Joe Mason: To go home and kill himself.
C.E. Forman: Because I didn't get any feedback on PTF.
Ian Finley: He forgot God in his pursuit of science and crossed the forbidden road.
Michael Gentry: This unspeakable act can never be understood. The chicken is now in Danvers Asylum.
Rybread Celsius: The chiken pulls its mask off. It's really yore friend!
Miron Schmidt: You are now on the other side of the road.
Joe Mason:
Matt Barringer: You cross the road. It is full of gangsters. They shoot you.
Daniel Ravipinto: When the chicken crossed the road, it made a choice.
David Dyte: To get to the Rubber Chickens' Picnic.
Brent VanFossen: From the north, an eerie crowing rises above the wind and the rattling of the leaves in the surrounding trees. The large rooster in front of you lifts his head, as if to listen, but does not move.
Whizzard: It'll cross the road soon! I swear!
Kent Tessman: Won't somebody PLEASE port the chicken to the Mac?
Ivan Cockrum: As you behold the majestic sight of the chicken floating gracefully across the road, a sense of wonder settles in your heart. You decide that you hate your job.
Brian Moriarty: All chickens lead to Kensington Gardens.
Den of Iniquity:
Graham: You don't need to refer to that in the course of the game.

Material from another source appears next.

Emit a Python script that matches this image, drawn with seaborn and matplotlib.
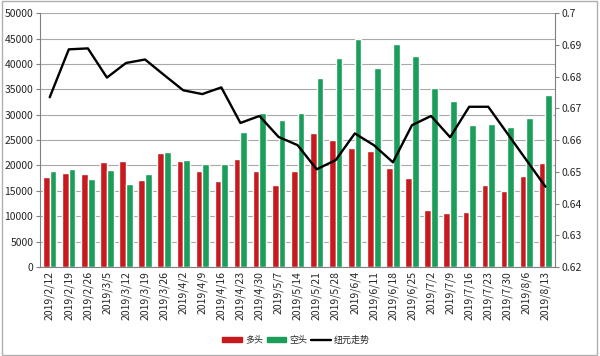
import numpy as np
import pandas as pd
import matplotlib
matplotlib.use("Agg")
import matplotlib.pyplot as plt
import seaborn as sns

# Data
dates = ['2019/2/12', '2019/2/19', '2019/2/26', '2019/3/5', '2019/3/12', '2019/3/19', '2019/3/26',
         '2019/4/2', '2019/4/9', '2019/4/16', '2019/4/23', '2019/4/30', '2019/5/7', '2019/5/14',
         '2019/5/21', '2019/5/28', '2019/6/4', '2019/6/11', '2019/6/18', '2019/6/25', '2019/7/2',
         '2019/7/9', '2019/7/16', '2019/7/23', '2019/7/30', '2019/8/6', '2019/8/13']
longs = [17800, 18600, 18300, 20700, 20800, 17200, 22400, 20800, 18900, 16900, 21200, 19000, 16200, 19000,
         26400, 25000, 23400, 22900, 19500, 17600, 11300, 10600, 10900, 16100, 15000, 18000, 20400]
shorts = [19000, 19300, 17400, 19100, 16300, 18400, 22600, 21100, 20300, 20200, 26600, 30400, 28900, 30400,
          37200, 41100, 45000, 39200, 44000, 41600, 35300, 32700, 28000, 28200, 27500, 29300, 33900]
nzd = [0.6735, 0.6886, 0.6889, 0.6797, 0.6843, 0.6854, 0.6805, 0.6757, 0.6745, 0.6766, 0.6654, 0.6676,
       0.6610, 0.6584, 0.6508, 0.6537, 0.6621, 0.6584, 0.6530, 0.6647, 0.6676, 0.6609, 0.6705, 0.6705,
       0.6621, 0.6537, 0.6453]

df = pd.DataFrame({
    'date': dates * 2,
    'value': longs + shorts,
    'side': ['多头'] * len(dates) + ['空头'] * len(dates),
})

sns.set_style("white")
plt.rcParams['font.family'] = ['Noto Sans CJK SC', 'DejaVu Sans']

fig = plt.figure(figsize=(6, 3.56), dpi=100)
ax = fig.add_axes([0.067, 0.25, 0.858, 0.713])

sns.barplot(data=df, x='date', y='value', hue='side', palette=['#c8191e', '#1a9e5a'],
            width=0.7, ax=ax, legend=False, saturation=1)
ax.set_ylim(0, 50000)
ax.set_yticks(np.arange(0, 50001, 5000))
ax.set_xlim(-0.5, len(dates) - 0.5)
ax.grid(axis='y', color='#a8a8a8', linewidth=0.8)
ax.set_axisbelow(True)
ax.set_xlabel('')
ax.set_ylabel('')
ax.tick_params(axis='y', labelsize=7.5, length=3, color='#808080', pad=2)
ax.tick_params(axis='x', labelsize=7.5, rotation=90, length=0, pad=3)
ax.set_xticks(np.arange(len(dates) + 1) - 0.5, minor=True)
ax.tick_params(axis='x', which='minor', length=3, color='#808080')
for s in ['top', 'right']:
    ax.spines[s].set_visible(False)
for s in ['left', 'bottom']:
    ax.spines[s].set_color('#808080')

ax2 = ax.twinx()
sns.lineplot(x=np.arange(len(dates)), y=nzd, color='black', linewidth=1.7, ax=ax2)
ax2.set_ylim(0.62, 0.70)
ax2.set_yticks([0.62, 0.63, 0.64, 0.65, 0.66, 0.67, 0.68, 0.69, 0.70])
ax2.set_yticklabels(['0.62', '0.63', '0.64', '0.65', '0.66', '0.67', '0.68', '0.69', '0.7'])
ax2.tick_params(axis='y', labelsize=7.5, length=3, color='#808080', pad=2)
for s in ['top', 'left', 'bottom']:
    ax2.spines[s].set_visible(False)
ax2.spines['right'].set_color('#808080')

handles = [plt.Rectangle((0, 0), 1, 1, color='#c8191e'),
           plt.Rectangle((0, 0), 1, 1, color='#1a9e5a'),
           plt.Line2D([0], [0], color='black', linewidth=1.7)]
fig.legend(handles, ['多头', '空头', '纽元走势'], loc='center', bbox_to_anchor=(0.493, 0.045),
           ncol=3, frameon=False, fontsize=6.5, handlelength=2.2, handleheight=0.55,
           columnspacing=0.4, handletextpad=0.3)

fig.patches.append(plt.Rectangle((0.003, 0.003), 0.992, 0.994, transform=fig.transFigure,
                                 fill=False, edgecolor='#b0b0b0', linewidth=1))

fig.savefig('out.png', dpi=100)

Zarf: Yes, it's deliberate.
Brent VanFossen:
Joe Mason: The asphalt underfoot is slick with water, reflecting the unbroken black clouds above. The road is deserted at this time of night, but you can dimly hear the clucking from the opposite side, beyond a high chain-link fence. There, a chicken paces, wet from the incessant rain, unable to surmount the barrier which prevents its crossing.